Start of PROVIDED MATERIAL
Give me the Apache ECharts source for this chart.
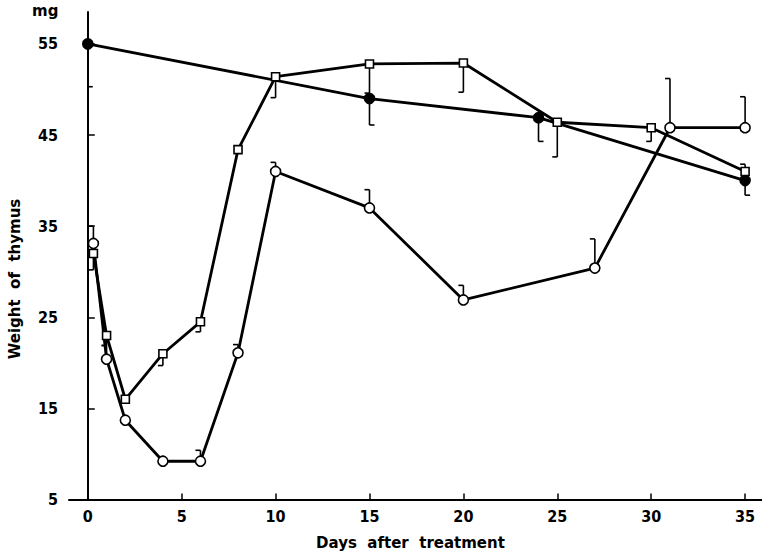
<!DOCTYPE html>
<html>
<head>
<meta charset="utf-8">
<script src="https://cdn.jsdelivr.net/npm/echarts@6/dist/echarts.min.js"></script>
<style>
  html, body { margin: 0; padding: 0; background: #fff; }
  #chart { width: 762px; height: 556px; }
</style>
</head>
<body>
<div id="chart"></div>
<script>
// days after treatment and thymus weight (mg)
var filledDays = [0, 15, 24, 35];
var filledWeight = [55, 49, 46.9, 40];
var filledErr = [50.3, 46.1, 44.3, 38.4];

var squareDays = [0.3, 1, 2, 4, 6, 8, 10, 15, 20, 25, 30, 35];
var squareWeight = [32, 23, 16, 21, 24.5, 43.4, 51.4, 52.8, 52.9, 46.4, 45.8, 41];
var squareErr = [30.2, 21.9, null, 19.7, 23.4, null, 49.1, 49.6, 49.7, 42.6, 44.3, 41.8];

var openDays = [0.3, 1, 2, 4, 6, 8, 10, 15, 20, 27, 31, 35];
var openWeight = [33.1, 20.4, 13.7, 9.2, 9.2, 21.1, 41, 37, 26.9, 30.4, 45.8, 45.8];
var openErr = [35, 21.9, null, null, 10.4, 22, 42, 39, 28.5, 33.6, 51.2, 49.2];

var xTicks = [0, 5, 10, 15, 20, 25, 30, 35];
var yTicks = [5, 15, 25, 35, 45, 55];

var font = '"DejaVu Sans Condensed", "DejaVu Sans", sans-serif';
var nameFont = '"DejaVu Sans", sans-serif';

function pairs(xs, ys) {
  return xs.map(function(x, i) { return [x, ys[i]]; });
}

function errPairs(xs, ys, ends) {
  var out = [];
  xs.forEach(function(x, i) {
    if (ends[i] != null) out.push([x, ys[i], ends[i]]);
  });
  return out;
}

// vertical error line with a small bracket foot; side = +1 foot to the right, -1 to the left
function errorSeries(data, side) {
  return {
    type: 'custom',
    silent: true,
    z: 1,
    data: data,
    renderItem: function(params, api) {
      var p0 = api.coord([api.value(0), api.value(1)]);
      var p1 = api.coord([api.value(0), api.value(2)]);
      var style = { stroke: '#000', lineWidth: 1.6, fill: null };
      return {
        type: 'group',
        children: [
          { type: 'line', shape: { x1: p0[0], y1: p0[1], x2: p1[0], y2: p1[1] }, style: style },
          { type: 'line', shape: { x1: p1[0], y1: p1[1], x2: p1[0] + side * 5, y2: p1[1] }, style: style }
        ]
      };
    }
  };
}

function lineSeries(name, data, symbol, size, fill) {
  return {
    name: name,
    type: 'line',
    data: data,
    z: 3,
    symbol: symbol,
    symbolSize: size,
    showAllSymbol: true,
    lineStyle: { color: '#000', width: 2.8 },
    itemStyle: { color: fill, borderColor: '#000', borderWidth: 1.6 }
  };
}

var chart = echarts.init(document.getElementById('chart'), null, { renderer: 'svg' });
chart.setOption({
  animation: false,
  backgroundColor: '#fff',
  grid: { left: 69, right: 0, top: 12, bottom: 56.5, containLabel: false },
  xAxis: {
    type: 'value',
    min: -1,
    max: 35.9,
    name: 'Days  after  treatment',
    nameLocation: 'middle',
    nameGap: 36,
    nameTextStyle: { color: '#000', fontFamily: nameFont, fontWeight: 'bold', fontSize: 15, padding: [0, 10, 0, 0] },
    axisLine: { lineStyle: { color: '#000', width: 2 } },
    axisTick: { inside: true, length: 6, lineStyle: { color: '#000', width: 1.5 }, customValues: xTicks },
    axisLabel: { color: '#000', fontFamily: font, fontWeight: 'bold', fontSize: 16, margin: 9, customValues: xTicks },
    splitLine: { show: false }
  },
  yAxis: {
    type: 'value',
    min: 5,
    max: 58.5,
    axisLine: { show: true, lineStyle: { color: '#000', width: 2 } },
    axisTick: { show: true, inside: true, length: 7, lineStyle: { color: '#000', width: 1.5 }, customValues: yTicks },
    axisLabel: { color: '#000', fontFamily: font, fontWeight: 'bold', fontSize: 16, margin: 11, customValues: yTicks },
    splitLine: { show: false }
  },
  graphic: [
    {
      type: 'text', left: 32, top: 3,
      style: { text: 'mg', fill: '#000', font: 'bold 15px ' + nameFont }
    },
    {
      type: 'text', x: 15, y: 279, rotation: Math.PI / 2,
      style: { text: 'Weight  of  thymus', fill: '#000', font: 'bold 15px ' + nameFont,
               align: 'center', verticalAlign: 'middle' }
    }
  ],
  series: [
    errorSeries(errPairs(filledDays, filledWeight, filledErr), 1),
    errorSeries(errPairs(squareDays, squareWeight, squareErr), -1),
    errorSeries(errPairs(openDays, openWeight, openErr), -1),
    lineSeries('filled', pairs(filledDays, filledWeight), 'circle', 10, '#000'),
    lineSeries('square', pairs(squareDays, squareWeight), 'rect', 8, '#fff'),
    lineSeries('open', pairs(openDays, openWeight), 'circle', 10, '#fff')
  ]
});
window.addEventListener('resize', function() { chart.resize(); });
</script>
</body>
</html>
End of PROVIDED MATERIAL
EXERCISE OBJECTIVE
Without any pictures, reproduce the lines from the first one in the material through the line that has "var yTicks = [5, 15, 25, 35, 45, 55];", exactly as they appear.

FINAL RESULT
Give me the Apache ECharts source for this chart.
<!DOCTYPE html>
<html>
<head>
<meta charset="utf-8">
<script src="https://cdn.jsdelivr.net/npm/echarts@6/dist/echarts.min.js"></script>
<style>
  html, body { margin: 0; padding: 0; background: #fff; }
  #chart { width: 762px; height: 556px; }
</style>
</head>
<body>
<div id="chart"></div>
<script>
// days after treatment and thymus weight (mg)
var filledDays = [0, 15, 24, 35];
var filledWeight = [55, 49, 46.9, 40];
var filledErr = [50.3, 46.1, 44.3, 38.4];

var squareDays = [0.3, 1, 2, 4, 6, 8, 10, 15, 20, 25, 30, 35];
var squareWeight = [32, 23, 16, 21, 24.5, 43.4, 51.4, 52.8, 52.9, 46.4, 45.8, 41];
var squareErr = [30.2, 21.9, null, 19.7, 23.4, null, 49.1, 49.6, 49.7, 42.6, 44.3, 41.8];

var openDays = [0.3, 1, 2, 4, 6, 8, 10, 15, 20, 27, 31, 35];
var openWeight = [33.1, 20.4, 13.7, 9.2, 9.2, 21.1, 41, 37, 26.9, 30.4, 45.8, 45.8];
var openErr = [35, 21.9, null, null, 10.4, 22, 42, 39, 28.5, 33.6, 51.2, 49.2];

var xTicks = [0, 5, 10, 15, 20, 25, 30, 35];
var yTicks = [5, 15, 25, 35, 45, 55];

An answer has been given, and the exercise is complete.